3. Características do primeiro cinema pág. 12

Na última virada do século, a maioria das sequências cinematográficas conhecidas segue mais ou menos o modelo da “Paixão”. O exibidor, de certa forma, era quem “editava” os filmes, a partir de quadros autônomos comprados de um ou de vários fornecedores. Daí a mistura constante de trechos de ficção com registros documentais, daí também a dificuldade que encontramos hoje, diante de várias versões diferentes do mesmo filme, de saber qual seria a mais “autêntica”, ou seja, qual seria aquela concebida pelos próprios produtores, sem interferência posterior dos exibidores. Uma vez que o exibidor era o proprietário de cada quadro isolado (ou seja, de cada “filme”), ele os exibia como bem entendia, inclusive compunha filmes novos, ou seja, novas sequências narrativas, a partir de quadros tirados de outras sequências preexistentes.

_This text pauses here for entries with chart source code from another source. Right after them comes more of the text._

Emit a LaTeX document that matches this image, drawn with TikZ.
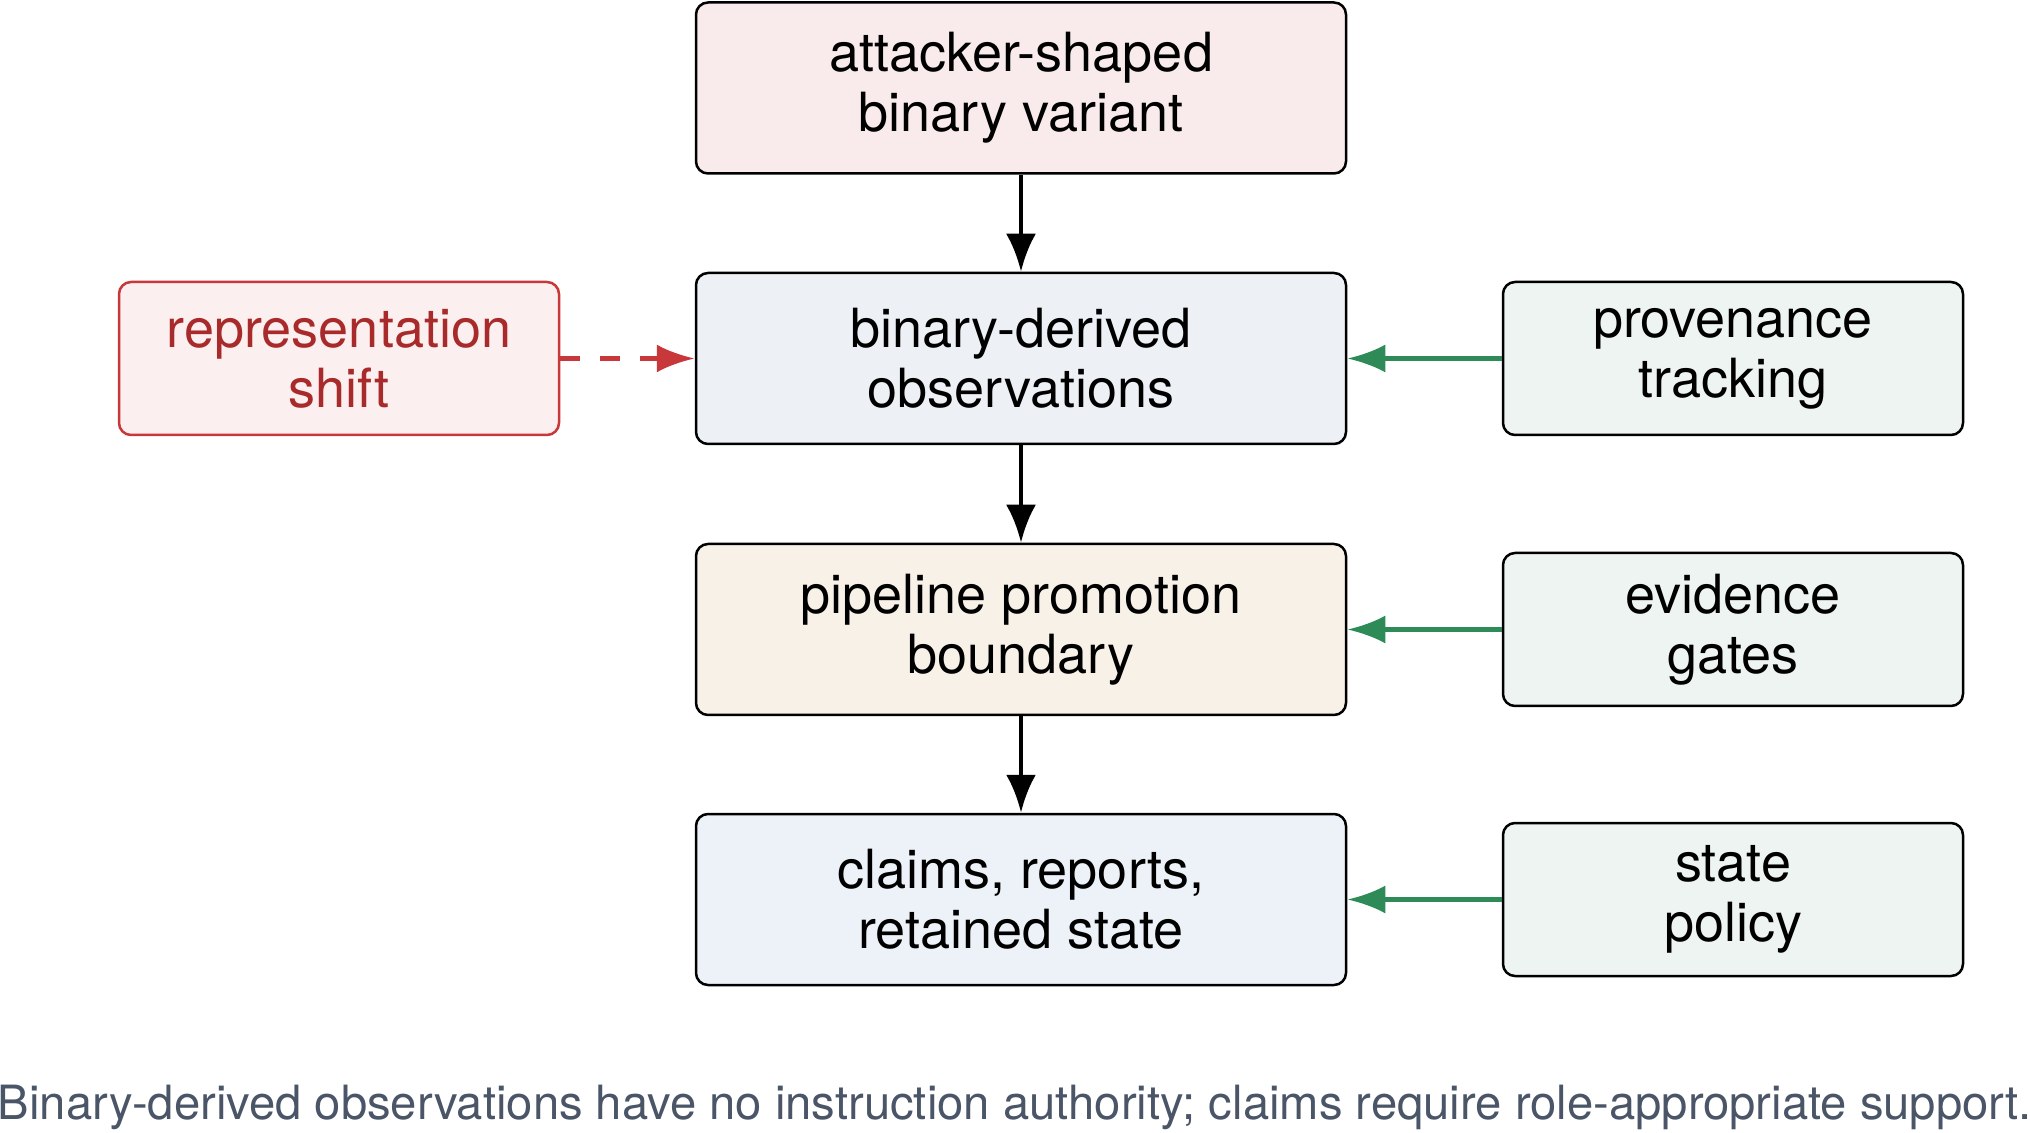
\documentclass[tikz,border=0pt]{standalone}
\usepackage{fontspec}
\setmainfont{TeX Gyre Heros}
\usetikzlibrary{arrows.meta}
\definecolor{topfill}{HTML}{F9EBEB}
\definecolor{obsfill}{HTML}{EDF1F5}
\definecolor{pipefill}{HTML}{F8F1E8}
\definecolor{claimfill}{HTML}{EDF2F9}
\definecolor{ctlfill}{HTML}{EEF4F1}
\definecolor{repfill}{HTML}{FBEFEF}
\definecolor{repline}{HTML}{C8373A}
\definecolor{reptext}{HTML}{A82A2A}
\definecolor{ctlgreen}{HTML}{2E8B57}
\definecolor{capgray}{HTML}{4A5568}
\tikzset{
  box/.style={draw=black, line width=1.25pt, rounded corners=6pt, align=center,
    font=\fontsize{27}{30}\selectfont, inner sep=0pt},
  mainbox/.style={box, minimum width=325pt, minimum height=85.5pt},
  ctlbox/.style={box, fill=ctlfill, minimum width=230pt, minimum height=76.5pt},
  repbox/.style={box, draw=repline, fill=repfill, text=reptext, minimum width=220pt, minimum height=76.5pt},
  flow/.style={line width=2.4pt, -{Latex[length=19pt,width=15pt]}},
  ctl/.style={draw=ctlgreen, line width=2.4pt, -{Latex[length=19pt,width=14pt]}},
  shiftarrow/.style={draw=repline, line width=2.4pt, dash pattern=on 10pt off 10pt, -{Latex[length=19pt,width=14pt]}},
}
\begin{document}
\begin{tikzpicture}[x=0.5pt,y=-0.5pt]
\useasboundingbox (0,0) rectangle (2030,1133);
\node[mainbox, fill=topfill] (top) at (1021,88) {attacker-shaped\\binary variant};
\node[mainbox, fill=obsfill] (obs) at (1021,358.5) {binary-derived\\observations};
\node[mainbox, fill=pipefill] (pipe) at (1021,629.5) {pipeline promotion\\boundary};
\node[mainbox, fill=claimfill] (claims) at (1021,899.5) {claims, reports,\\retained state};
\node[repbox] (rep) at (339,358.5) {representation\\shift};
\node[ctlbox] (prov) at (1733,358.5) {provenance\\tracking};
\node[ctlbox] (gates) at (1733,629.5) {evidence\\gates};
\node[ctlbox] (policy) at (1733,899.5) {state\\policy};
\draw[flow] (top) -- (obs);
\draw[flow] (obs) -- (pipe);
\draw[flow] (pipe) -- (claims);
\draw[ctl] (prov) -- (obs);
\draw[ctl] (gates) -- (pipe);
\draw[ctl] (policy) -- (claims);
\draw[shiftarrow] (rep) -- (obs);
\node[anchor=base, text=capgray, font=\fontsize{23.6}{28}\selectfont, inner sep=0pt] (cap) at (1015,1119) {Binary-derived observations have no instruction authority; claims require role-appropriate support.};
\end{tikzpicture}
\end{document}
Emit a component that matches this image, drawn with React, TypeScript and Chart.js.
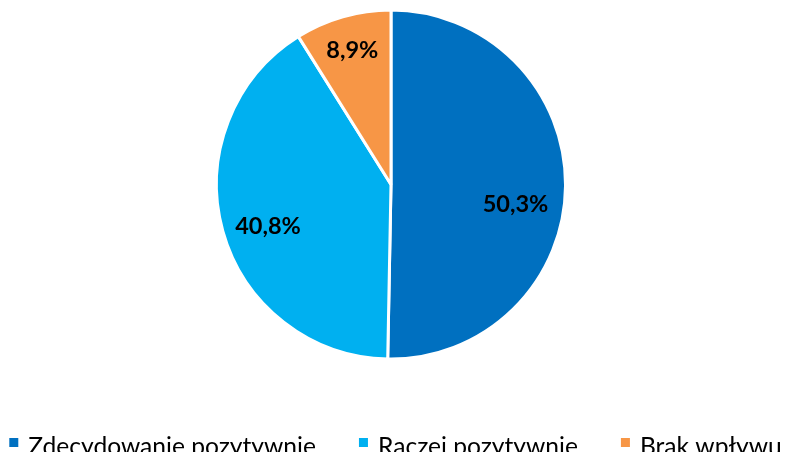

Essa situação tipicamente vaudevilesca vai predominar até mais ou menos 1906. A partir de 1907, uma mudança brutal no comércio de filmes inverterá completamente a tendência anterior: os filmes, entendidos agora como sequências rígidas e inalteráveis de planos, passam a ser alugados aos exibidores e não mais vendidos. Com isso, o produtor garante a posse do título e das imagens, além de impedir também que o exibidor possa intervir na sua sequência para “remontá­-la”. Só então o cinema pode começar a se propor o projeto de imaginar formas narrativas estáveis, no sentido hoje entendido como tais.

Mas para que o cinema pudesse aprender a contar uma história, não mais no sentido antigo da lanterna mágica e dos espetáculos de vaudeville, mas no novo sentido agora exigido pela sociedade bem pensante, todo um período de experimentação e aprendizado teve de ser vencido. As primeiras imagens cinematográficas eram consideradas “confusas” demais para um público viciado no discurso linear e organizado do teatro e do romance romântico/realista. Num primeiro momento, a entrada nos nickelodeons de um público “virgem”, de formação pequeno-burguesa, vai solicitar a ajuda de um guia especializado, o conferencista educativo, cuja função principal é explicar o filme. A introdução desse conferencista, pelo menos nos Estados Unidos onde a tendência foi quase generalizada, visava, antes de tudo, “elevar o nível” da clientela, fazendo acompanhar as imagens por uma explicação verbal, a voz detentora do saber e do veredicto moral. Em alguns lugares, a sua presença era imposta por lei, como uma forma de garantir um certo emolduramento civilizante da sala escura.

Mas, sem prejuízo de seu papel moralizante, o conferencista cinematográfico tinha também uma função estrutural mais concreta: cabia a ele colocar ordem no “caos” do primeiro cinema, orientando os olhos dos espectadores para os pontos importantes da imagem em termos de desenvolvimento da narrativa. Para contar uma história, o cinema dependeu, portanto, nos seus primeiros momentos, de um suporte verbal, já que não o podia fazer ainda com os seus próprios meios. Uma grande quantidade de filmes narrativos produzida no período em que o cinema começa a buscar a sua inscrição na instituição das belas-artes foi realizada pressupondo a explicação do conferencista. Um filme como Uncle Tom’s Cabin (A Cabana do Pai Tomás/1903), por exemplo, “adaptação” da novela de Beecher Stowe, é ininteligível sem a explicação do conferencista (a menos que todos os espectadores já conhecessem a história). Ou seja: o cinema não tinha ainda desenvolvido os seus próprios recursos expressivos e precisava contar com a ajuda de um recurso narrativo externo: a voz de um narrador. Contar uma história de forma clara e inteligível, com personagens convincentes e cenários verossímeis, segundo o modelo elevado da literatura, tudo isso revelou-se tarefa mais difícil do que se imaginava.